Comparative study of theoretical methods for nonequilibrium quantum transport

TL;DR

This paper compares three advanced theoretical methods—fRG, tDMRG, and ISPI—for analyzing nonequilibrium quantum transport in the single-impurity Anderson model, demonstrating their quantitative agreement across various parameters.

Contribution

It provides a comprehensive comparison of three different theoretical approaches for nonequilibrium quantum transport, highlighting their agreement and applicability.

Findings

The three methods agree quantitatively over a wide parameter range.

Comparison with quantum Monte Carlo and NRG methods validates their accuracy.

The methods are effective at the particle-hole symmetric point and in the mixed-valence regime.

Abstract

We present a detailed comparison of three different methods designed to tackle nonequilibrium quantum transport, namely the functional renormalization group (fRG), the time-dependent density matrix renormalization group (tDMRG), and the iterative summation of real-time path integrals (ISPI).
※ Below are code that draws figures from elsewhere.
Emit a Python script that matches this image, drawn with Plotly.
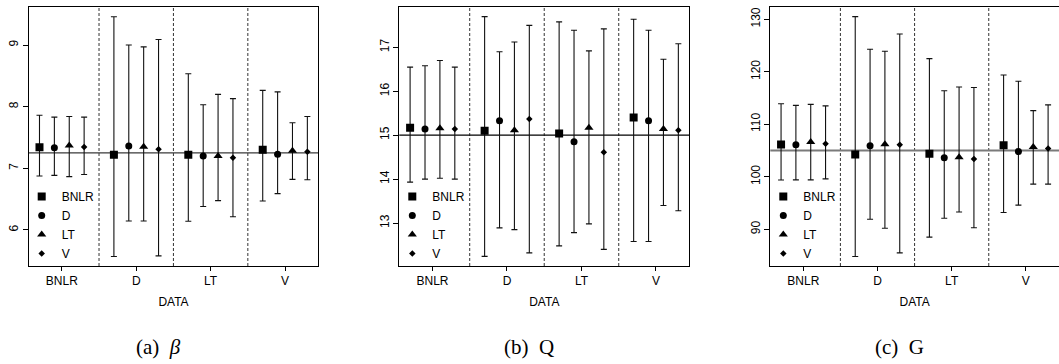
import plotly.graph_objects as go

# ---------------- data ----------------
groups = ["BNLR", "D", "LT", "V"]          # x-axis categories (DATA)
series = ["BNLR", "D", "LT", "V"]          # estimator series (legend)
captions = ["(a)\u2002<i>β</i>", "(b)\u2002Q", "(c)\u2002G"]
true_values = [7.25, 15.0, 105.0]          # horizontal reference lines

# (a) beta : rows = series, cols = groups
beta_est = [[7.34, 7.22, 7.22, 7.30],
            [7.335, 7.36, 7.20, 7.23],
            [7.37, 7.35, 7.20, 7.285],
            [7.345, 7.31, 7.17, 7.27]]
beta_lo = [[6.875, 5.57, 6.14, 6.47],
           [6.886, 6.145, 6.38, 6.59],
           [6.865, 6.145, 6.475, 6.82],
           [6.90, 5.58, 6.215, 6.815]]
beta_hi = [[7.86, 9.46, 8.535, 8.265],
           [7.83, 9.00, 8.03, 8.24],
           [7.84, 8.97, 8.20, 7.74],
           [7.83, 9.09, 8.13, 7.84]]

# (b) Q
q_est = [[15.17, 15.10, 15.04, 15.40],
         [15.14, 15.33, 14.85, 15.33],
         [15.16, 15.11, 15.17, 15.14],
         [15.14, 15.37, 14.61, 15.11]]
q_lo = [[13.93, 12.24, 12.48, 12.58],
        [14.00, 12.89, 12.78, 12.58],
        [14.02, 12.85, 12.98, 13.40],
        [14.00, 12.32, 12.40, 13.28]]
q_hi = [[16.55, 17.70, 17.58, 17.64],
        [16.58, 16.90, 17.39, 17.39],
        [16.70, 17.12, 16.92, 16.73],
        [16.55, 17.50, 17.42, 17.08]]

# (c) G
g_est = [[106.16, 104.25, 104.4, 106.0],
         [106.1, 105.9, 103.6, 104.8],
         [106.6, 106.2, 103.7, 105.65],
         [106.3, 106.1, 103.4, 105.4]]
g_lo = [[99.37, 84.8, 88.5, 93.2],
        [99.4, 91.9, 92.1, 94.6],
        [99.4, 90.2, 93.3, 98.6],
        [99.6, 85.5, 90.3, 98.6]]
g_hi = [[113.9, 130.5, 122.5, 119.4],
        [113.6, 124.3, 116.4, 118.2],
        [113.8, 123.9, 117.1, 112.6],
        [113.5, 127.2, 117.0, 113.7]]

# ---------------- style ----------------
W, H = 1059, 364
offsets = [-0.3, -0.1, 0.1, 0.3]
symbols = ["square", "circle", "triangle-up", "diamond"]
sizes = [8, 7, 8, 5]
x_domains = [(28.7, 318.3), (399.3, 689.3), (770.3, 1059.0)]
y_domain = (1 - 266 / H, 1 - 6.7 / H)
y_ranges = [(5.415, 9.622), (12.021, 17.925), (83.0, 132.4)]
y_dticks = [1, 1, 10]
ref_colors = ["#3a3a3a", "#000000", "#7a7a7a"]
ref_widths = [1.4, 1.1, 2.0]
AX_FONT = dict(family="Liberation Sans, Arial, sans-serif", size=12, color="#000")

panels = [(beta_est, beta_lo, beta_hi), (q_est, q_lo, q_hi), (g_est, g_lo, g_hi)]

fig = go.Figure()
layout = dict(
    width=W, height=H,
    margin=dict(l=0, r=0, t=0, b=0),
    paper_bgcolor="white", plot_bgcolor="white",
    font=AX_FONT,
    shapes=[], annotations=[],
)

for p, (est, lo, hi) in enumerate(panels):
    sfx = "" if p == 0 else str(p + 1)
    xa, ya = "x" + sfx, "y" + sfx
    leg = "legend" + sfx
    for s, name in enumerate(series):
        xs = [g + 1 + offsets[s] for g in range(len(groups))]
        fig.add_trace(go.Scatter(
            x=xs, y=est[s], mode="markers", name=name,
            xaxis=xa, yaxis=ya, legend=leg,
            marker=dict(symbol=symbols[s], size=sizes[s], color="black",
                        line=dict(width=0)),
            error_y=dict(type="data", symmetric=False,
                         array=[h - e for h, e in zip(hi[s], est[s])],
                         arrayminus=[e - l for e, l in zip(est[s], lo[s])],
                         color="#111", thickness=1.1, width=3),
            hoverinfo="x+y",
        ))
    x0, x1 = x_domains[p]
    layout["xaxis" + sfx] = dict(
        domain=[x0 / W, x1 / W], anchor=ya,
        range=[0.555, 4.447], tickmode="array",
        tickvals=[g + 1 for g in range(len(groups))], ticktext=groups,
        ticks="outside", ticklen=4, tickwidth=1, tickcolor="#000",
        showline=True, linecolor="#000", linewidth=1, mirror=True,
        showgrid=False, zeroline=False, fixedrange=True,
        title=dict(text="DATA", font=AX_FONT, standoff=10),
        tickfont=AX_FONT,
    )
    layout["yaxis" + sfx] = dict(
        domain=list(y_domain), anchor=xa,
        range=list(y_ranges[p]), dtick=y_dticks[p], tick0=0,
        ticks="outside", ticklen=5, tickwidth=1, tickcolor="#000",
        tickangle=-90,
        showline=True, linecolor="#000", linewidth=1, mirror=True,
        showgrid=False, zeroline=False, fixedrange=True,
        tickfont=AX_FONT,
    )
    layout[leg] = dict(
        x=(x0 - 7) / W, y=1 - 268 / H, xanchor="left", yanchor="bottom",
        bgcolor="rgba(0,0,0,0)", borderwidth=0,
        font=dict(family="Liberation Sans, Arial, sans-serif", size=12, color="#000"),
        itemwidth=30, tracegroupgap=0,
    )
    # separators between DATA groups
    for g in range(len(groups) - 1):
        layout["shapes"].append(dict(
            type="line", xref=xa, yref=ya + " domain",
            x0=g + 1.5, x1=g + 1.5, y0=0, y1=1,
            line=dict(color="#333", width=1, dash="3px,2px"), layer="below"))
    # true value line
    layout["shapes"].append(dict(
        type="line", xref=xa + " domain", yref=ya,
        x0=0, x1=1, y0=true_values[p], y1=true_values[p],
        line=dict(color=ref_colors[p], width=ref_widths[p]), layer="below"))
    # caption
    layout["annotations"].append(dict(
        text=captions[p], xref="paper", yref="paper",
        x=((x0 + x1) / 2 - 15) / W, y=1 - 346.5 / H,
        xanchor="center", yanchor="middle", showarrow=False,
        font=dict(family="Liberation Serif, Times New Roman, serif", size=21, color="#000"),
    ))

fig.update_layout(**layout)
fig.write_html(
    "out.html",
    config={"displayModeBar": False, "staticPlot": False},
    post_script="document.body.style.margin='0';document.body.style.overflow='hidden';",
)
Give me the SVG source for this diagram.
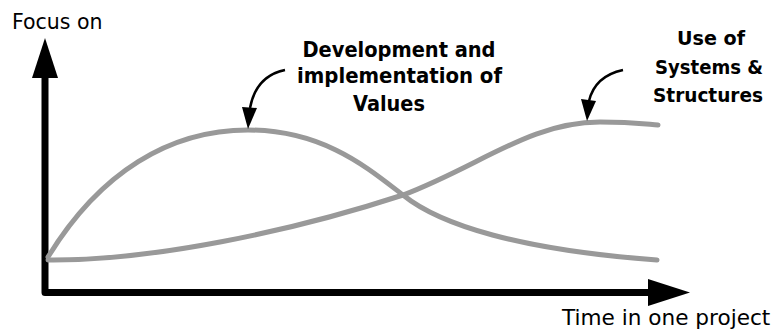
<svg xmlns="http://www.w3.org/2000/svg" width="774" height="330" viewBox="0 0 774 330">
<style>
.axis{fill:none;stroke:#000;stroke-width:7;stroke-linejoin:round}
.head{fill:#000}
.curve{fill:none;stroke:#999;stroke-width:5;stroke-linecap:round}
.pointer{fill:none;stroke:#000;stroke-width:2.5}
.lbl{font-family:"DejaVu Sans",sans-serif;fill:#000}
.bold{font-family:"DejaVu Sans",sans-serif;font-weight:bold;font-size:20.8px;fill:#000;text-anchor:middle}
.bold.r{font-size:19.4px}
</style>
<rect width="774" height="330" fill="#fff"/>
<g id="axes">
<polyline class="axis" points="45,76 45,292.5 650,292.5"/>
<polygon class="head" points="45,38 32,78 58,78"/>
<polygon class="head" points="690,292.5 648,279 648,306"/>
</g>
<g id="axis-labels">
<text class="lbl" x="12" y="29" font-size="20.5">Focus on</text>
<text class="lbl" x="562" y="325" font-size="21.6">Time in one project</text>
</g>
<g id="connectors">
<path id="curve-values" class="curve" d="M48,257 C100,172 170,130 248,130 C325,130 370,170 403,195 C440,225 520,250 657,260"/>
<path id="curve-systems" class="curve" d="M48,260 C150,261 290,232 403,195 C480,166 530,122 600,122 C630,122 645,124 658,125"/>
<path class="pointer" d="M285,70 Q256,76 250,108"/>
<polygon class="head" points="248,129 242,107 257,108"/>
<path class="pointer" d="M623,70 Q595,76 589,101"/>
<polygon class="head" points="587,121 581,99 596,101"/>
</g>
<g id="node-values">
<text class="bold" x="399" y="56.5" textLength="193" lengthAdjust="spacingAndGlyphs">Development and</text>
<text class="bold" x="399.5" y="83" textLength="205" lengthAdjust="spacingAndGlyphs">implementation of</text>
<text class="bold" x="389" y="111" textLength="72" lengthAdjust="spacingAndGlyphs">Values</text>
</g>
<g id="node-systems">
<text class="bold r" x="711" y="45" textLength="68" lengthAdjust="spacingAndGlyphs">Use of</text>
<text class="bold r" x="709" y="74" textLength="108" lengthAdjust="spacingAndGlyphs">Systems &amp;</text>
<text class="bold r" x="708" y="102" textLength="110" lengthAdjust="spacingAndGlyphs">Structures</text>
</g>
</svg>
For the nonequilibrium single-impurity Anderson model (including a Zeeman term at the impurity site), we demonstrate that the three methods are in quantitative agreement over a wide range of parameters at the particle-hole symmetric point as well as in the mixed-valence regime. We further compare these techniques with two quantum Monte Carlo approaches and the time-dependent numerical renormalization group method.